Prairie farmers who were unable to harvest all of their crops last fall will be keeping their fingers crossed for an early spring.
An estimated two to 2.5 million acres of unharvested crop across western Canada will need to be cleaned up before spring seeding.
An early spring with consistently mild temperatures would be hugely beneficial to growers who are faced with harvesting last year’s crop and planting a new one in the same busy spring season.
“We’re actually hoping for warm weather so that the snow melts and we can get some combining done before we’re supposed to be seeding,” said Kevin Bender, who farms near Sylvan Lake, Alta.

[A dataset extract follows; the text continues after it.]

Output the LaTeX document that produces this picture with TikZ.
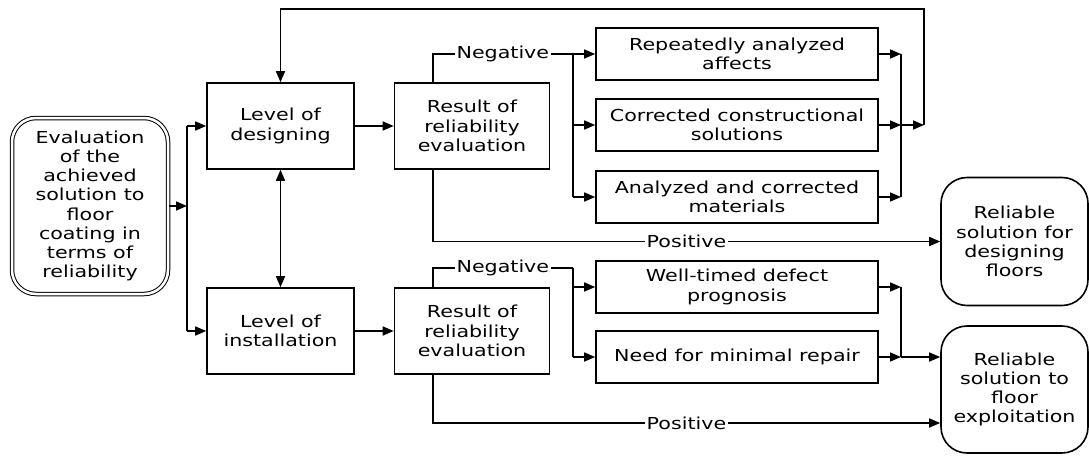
\documentclass[tikz,border=0pt]{standalone}
\usepackage{fontspec}
\setmainfont{DejaVu Sans}[FakeStretch=1.25]
\usetikzlibrary{arrows.meta}
\usetikzlibrary{math}

\begin{document}
\begin{tikzpicture}[x=1pt, y=-1pt,
    txt/.style={font=\fontsize{16.5}{19.2}\selectfont, align=center, inner sep=0pt},
    box/.style={txt, draw, line width=1.6pt, minimum width=155pt, minimum height=86pt},
    widebox/.style={box, minimum width=282pt, minimum height=52pt},
    goal/.style={box, rounded corners=26pt, minimum width=147pt, minimum height=128pt},
    start/.style={txt, draw, double, double distance=2.5pt, line width=1pt,
        rounded corners=24pt, minimum width=156pt, minimum height=176pt},
    link/.style={line width=1.6pt},
    arr/.style={link, -{Triangle[length=11pt,width=9pt]}},
    dblarr/.style={link, {Triangle[length=11pt,width=9pt]}-{Triangle[length=11pt,width=9pt]}},
    tag/.style={txt, fill=white, inner sep=1.5pt}]

\useasboundingbox (0,0) rectangle (1089,455);

% Position settings
\tikzmath{
    \ColLevel = 280.5;
    \ColResult = 472;
    \ColWide = 737;
    \ColGoal = 1014.5;
    \TopPath = 9;
}

% Draws blocks
\node [start] (eval) at (90,206) {Evaluation\\of the\\achieved\\solution to\\floor\\coating in\\terms of\\reliability};
\node [box, minimum width=147pt] (design) at (\ColLevel,126) {Level of\\designing};
\node [box, minimum width=147pt] (install) at (\ColLevel,331) {Level of\\installation};
\node [box] (result1) at (\ColResult,126) {Result of\\reliability\\evaluation};
\node [box] (result2) at (\ColResult,331) {Result of\\reliability\\evaluation};
\node [widebox] (repeated) at (\ColWide,54) {Repeatedly analyzed\\affects};
\node [widebox] (corrected) at (\ColWide,125) {Corrected constructional\\solutions};
\node [widebox] (materials) at (\ColWide,197) {Analyzed and corrected\\materials};
\node [widebox] (prognosis) at (\ColWide,287) {Well-timed defect\\prognosis};
\node [widebox] (repair) at (\ColWide,357) {Need for minimal repair};
\node [goal] (goal1) at (\ColGoal,241.5) {Reliable\\solution for\\designing\\floors};
\node [goal, minimum height=127pt] (goal2) at (\ColGoal,389.5) {Reliable\\solution to\\floor\\exploitation};

% Branch and merge points
\coordinate (fork) at (187,206);
\coordinate (split) at (573,0);
\coordinate (merge) at (901,0);
\coordinate (neg2) at (573,268);
\coordinate (back) at (924,125);
\coordinate (top) at (\ColLevel,\TopPath);

% Draws left part
\draw [arr] (eval.east |- fork) -- (fork);
\draw [link] (fork |- design) -- (fork |- install);
\draw [arr] (fork |- design) -- (design.west);
\draw [arr] (fork |- install) -- (install.west);
\draw [dblarr] (design) -- (install);
\draw [arr] (design) -- (result1);
\draw [arr] (install) -- (result2);

% Upper results
\draw [link] ([xshift=39pt]result1.north west) |- (split |- repeated) node [tag, pos=0.75] {Negative};
\draw [link] (split |- repeated) -- (split |- materials);
\draw [arr] (split |- repeated) -- (repeated.west);
\draw [arr] (split |- corrected) -- (corrected.west);
\draw [arr] (split |- materials) -- (materials.west);
\draw [arr] (repeated.east) -- (merge |- repeated);
\draw [arr] (corrected.east) -- (merge |- corrected);
\draw [arr] (materials.east) -- (merge |- materials);
\draw [link] (merge |- repeated) -- (merge |- materials);
\draw [arr] (merge |- back) -- (back);
\draw [arr] (back) |- (top) -- (design.north);
\draw [arr] ([xshift=39pt]result1.south west) |- (goal1.west) node [tag, pos=0.75] {Positive};

% Lower results
\draw [link] ([xshift=39pt]result2.north west) |- (neg2) node [tag, pos=0.75] {Negative};
\draw [link] (neg2) -- (split |- repair);
\draw [arr] (split |- prognosis) -- (prognosis.west);
\draw [arr] (split |- repair) -- (repair.west);
\draw [arr] (prognosis.east) -- (merge |- prognosis);
\draw [arr] (repair.east) -- (merge |- repair);
\draw [link] (merge |- prognosis) -- (merge |- repair);
\draw [arr] (merge |- repair) -- (goal2.west |- repair);
\draw [arr] ([xshift=39pt]result2.south west) |- ([yshift=-33.5pt]goal2.west) node [tag, pos=0.75] {Positive};

\end{tikzpicture}
\end{document}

“This is kind of new territory for a lot of people … so we’ll just have wait and see what happens.”
Bender said a significant number of prairie growers will be under the gun this year, trying to balance seeding operations with what’s left of last year’s harvest.
Last week, Saskatchewan agriculture minister Lyle Stewart said approximately 1.3 million acres have yet to be harvested in Saskatchewan.
Those acres are spread throughout the province, although unharvested acres are most common in the west-central region.
“There’s about 1.3 million acres that did not get harvested last fall and that is always an issue going into the following crop year,” Stewart said.
“That material has to be harvested and taken off the field before any seeding can happen there.”
In Alberta, the Agriculture Financial Services Corp. estimated in mid-January that more than one million acres had yet to be harvested in the province.
Unharvested acres are greatest in the Alberta’s northeast, northwest and Peace River districts, where extremely wet field conditions last fall sidelined harvest crews.
Manitoba’s unharvested area is estimated at 100,000 acres.
Bender said growers with unharvested acres are concerned primarily with managing their fields and getting them prepared for planting.
However, extra effort may be required when it comes to marketing spring-harvested crops.
At this point, growers who have unharvested cereals are probably not too concerned about further deterioration of grain quality.
Grain quality has already been affected, and any cereals that are harvested this spring will almost certainly be sold as feed, he said.
However, excrement from rodents, deer and other wildlife could further affect the marketability of feed grains, he said.
“I think one of the biggest concerns is going to be excreta from deer and mice,” he said.
“I don’t know how that’s going to play out either or if that’s going to end up being a problem, but I know it can be an issue.”
Marketing spring-harvested canola could also be problematic.
Some grain companies have indicated that prices for spring-harvested canola will be discounted to account for changes to the oil profile.
Sources in the grain industry say other companies have informed growers that they will not be buying spring-harvested canola at any price.
It is not entirely clear how the oil quality of spring-harvested canola is affected, but growers are encouraged to have all spring-harvested oilseeds and cereals lab-tested to ensure they are receiving full value for their commodities.
Jeremy Welter, who farms near Kerrobert, Sask., about two hours west of Saskatoon, said crops that have been sitting out through the winter are prone to many types of quality damage.
“There’s always the moisture issue, so when you have a mild winter like this, you’ve got snow that’s melting on the crops and the temperature allows that moisture to penetrate the seed, obviously causing germination issues … but it also causes issues with a variety of different types of funguses and molds and seed rots,” he said.
“And of course there’s always the ever-present factor of rodents in the field. … I guarantee you that if walk along a swath and kick it over you’re going to find mice underneath there.… Just the fact that it’s been so warm recently means that the mice and the rodents are definitely mobile and there’s a very, very easily accessible food source. That’s also going to mean a drop in quality and a drop in grade at the elevator when you bring in samples that are full of mice feces.”